After the war, Eichmann was briefly detained by American forces, but escaped.  In 1950, he left Germany for Italy and subsequently fled to Argentina, where he remained in hiding for several years.  Living under the alias, Ricardo Klement, he was captured by Israeli security agents in Buenos Aires on May 11, 1960.  He said at the time, “But I had nothing to do with killing the Jews.  I never killed a Jew, but I never killed a non-Jew either – I’ve never killed anybody.”  He returned to Israel, where he was put on trial, where he was found guilty and sentenced to death.  During that proceeding, Eichmann stated, “If they had told me that my own father was a traitor and I had to kill him, I’d have done it.  At that time I obeyed my orders without thinking, I just did as I was told.”  Israeli hangman Shalom Nagar hanged Adolf Eichmann shortly before midnight on May 31, 1962 at a prison in Ramla, Israel.  The Israelis cremated his remains and scattered the ashes in the Mediterranean.

 

Adolf Eichmann2016-03-04T20:30:31-06:00

Albert Widmann

Dr. Albert Widmann on trial after the war

SS-Sturmbannführer Dr. Albert Widmann, the son of a railroad engineer, was born in Stuttgart, Germany on June 8, 1912.  Studying at the Stuttgart Technical Institute, he received his doctorate in chemical engineering in 1938.  The year before he graduated, Widmann joined the Nazi Party.   After his schooling, Albert Widmann found himself employed with the Technical Institute for the Detection of Crime, a forensic laboratory.  By 1940, he had risen to be the institute’s chief of the section for chemical analysis.  By that time, Widmann was also a member of the SS, holding the rank of SS-Untersturmführer.

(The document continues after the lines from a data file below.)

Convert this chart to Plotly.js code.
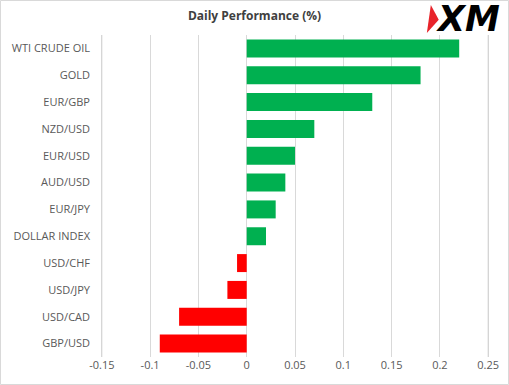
<!DOCTYPE html>
<html><head><meta charset="utf-8">
<script src="https://cdn.plot.ly/plotly-3.0.1.min.js"></script>
<style>html,body{margin:0;padding:0;background:#fff}#c{width:509px;height:385px}</style>
</head><body><div id="c"></div>
<script>
const categories = ["WTI CRUDE OIL","GOLD","EUR/GBP","NZD/USD","EUR/USD","AUD/USD","EUR/JPY","DOLLAR INDEX","USD/CHF","USD/JPY","USD/CAD","GBP/USD"];
const values = [0.22,0.18,0.13,0.07,0.05,0.04,0.03,0.02,-0.01,-0.02,-0.07,-0.09];
const tickVals = [-0.15,-0.1,-0.05,0,0.05,0.1,0.15,0.2,0.25];
const tickText = ["-0.15","-0.1","-0.05","0","0.05","0.1","0.15","0.2","0.25"];
const colors = values.map(v => v >= 0 ? "#00B050" : "#FF0000");

const trace = {
  type: "bar", orientation: "h",
  y: categories, x: values,
  marker: {color: colors},
  hoverinfo: "x+y"
};
const L = 97, T = 35, W = 396, H = 322;
const edgeGrid = [tickVals[0], tickVals[tickVals.length - 1]].map(v => ({
  type: "line", xref: "x", yref: "paper", x0: v, x1: v, y0: 0, y1: 1, layer: "above",
  line: {color: "#D4D4D4", width: 1}
}));
const layout = {
  width: 509, height: 385,
  margin: {l: L, r: 509 - L - W, t: T, b: 385 - T - H},
  paper_bgcolor: "#fff", plot_bgcolor: "#fff",
  font: {family: "Open Sans, Liberation Sans, sans-serif", size: 11, color: "#595959"},
  title: {text: "<b>Daily Performance (%)</b>", x: 0.5, xanchor: "center", y: 0.958, yanchor: "middle",
          font: {size: 12, color: "#404040", family: "Open Sans, Liberation Sans, sans-serif"}},
  bargap: 0.33,
  showlegend: false,
  xaxis: {range: [-0.155, 0.255], tickvals: tickVals, ticktext: tickText, showgrid: true,
          gridcolor: "#D9D9D9", gridwidth: 1, zeroline: false, showline: false, ticks: "", fixedrange: true,
          tickfont: {size: 11, color: "#595959"}},
  yaxis: {type: "category", autorange: "reversed", showgrid: false, zeroline: false,
          ticks: "", ticklabelstandoff: 6, tickfont: {size: 11, color: "#595959"}},
  shapes: [
    ...edgeGrid,
    {type: "rect", xref: "paper", yref: "paper", x0: -(L - 0.5)/W, x1: (508.5 - L)/W, y0: -(385 - T - H - 0.5)/H, y1: (T - 0.5 + H)/H,
     line: {color: "#D9D9D9", width: 1}, fillcolor: "rgba(0,0,0,0)"},
    {type: "path", xref: "paper", yref: "paper",
     path: "M 0.843,1.093 L 0.863,1.047 L 0.833,1.006 Z", fillcolor: "#E8232A", line: {width: 0}}
  ],
  annotations: [
    {text: "<b><i>XM</i></b>", xref: "paper", yref: "paper", x: 0.851, y: 1.051, xanchor: "left", yanchor: "middle",
     showarrow: false, font: {size: 35, color: "#000", family: "DejaVu Sans, sans-serif"}}
  ]
};
Plotly.newPlot("c", [trace], layout, {displayModeBar: false, staticPlot: true});
</script></body></html>
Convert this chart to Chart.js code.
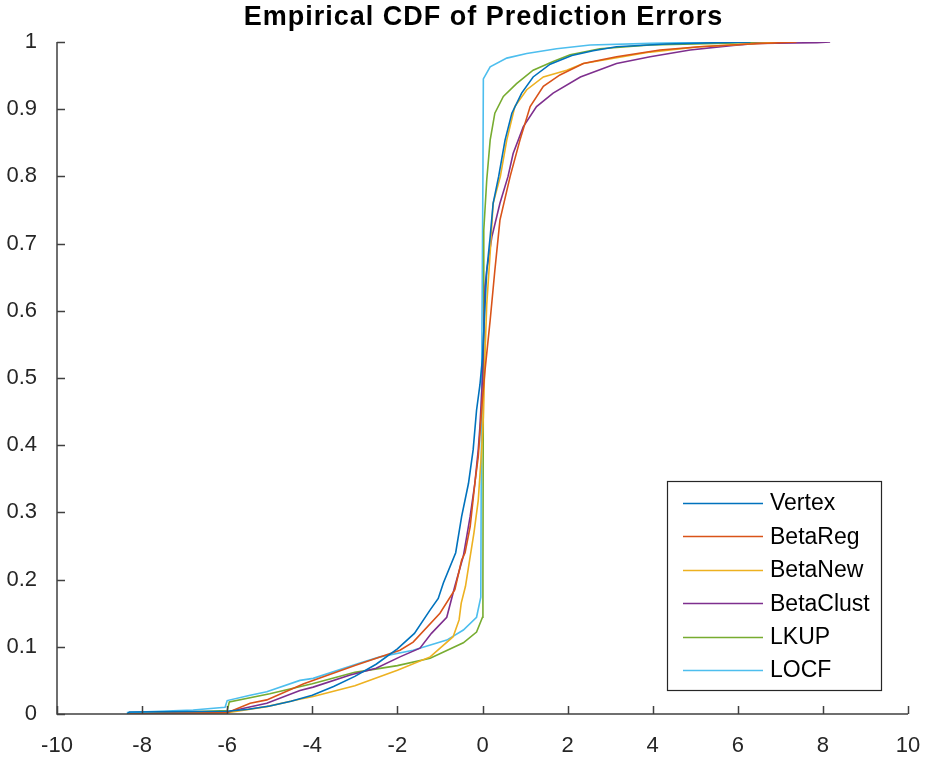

Widmann’s section provided technical advice to the Nazi T4 Euthanasia Program.  He took part in the early discussions about killing methods, participated in the first carbon monoxide gassing experiment at the Brandenburg State Hospital and Nursing Home, and through the institute, obtained the necessary carbon monoxide gas and poisons for T4.  He also obtained and provided the lethal chemicals used in fatal injections in the children’s euthanasia program, sharing shared his technological knowledge with others in the T4 program that were in charge of supervising and administrating the program.  Widmann visited other T4 centers, when solutions to technical problems needed to be tested, such as, when the crematorium in Sonnenstein Euthanasia Center malfunctioned.

In Russia, Dr. Widmann and Arthur Nebe conducted an experiment using explosives as the killing agent.  They locked 25 mentally ill patients in two bunkers in a forest outside of Minsk.  The first explosion did not kill every victim and it took so much time preparing the second explosive charge that the results were deemed unsatisfactory.  Several days later, they conducted an experiment with poison gas in Mogilev.  SS personnel hermetically sealed a room with twenty to thirty of the insane patients in the local lunatic asylum.  Two pipes were then driven into the wall and attached by Dr. Widmann to the exhaust pipe of a car parked outside.  A driver turned the car engine on and Widmann ensured that the exhaust began seeping into the room.  However, after eight minutes, the people in the room were still alive.  A second car was connected to the second pipe and through simultaneous operation, and a few minutes later, all those in the room were dead.

Widmann reportedly conducted other experiments back in Germany at the Sachsenhausen concentration camp, along with Dr. Joachim Mrugowsky, concerning testing poisoned ammunition on prisoners – most of the tests ended in death.

After the war, Dr. Albert Widmann fled Berlin to Austria and finally returned to Stuttgart.  He took a job with a paint company and ended up as the chief chemist.  Widmann avoided prosecution until 1959.  He served only six years and six months in jail for his crimes.  Dr. Albert Widmann died in Stammheim on December 24, 1986.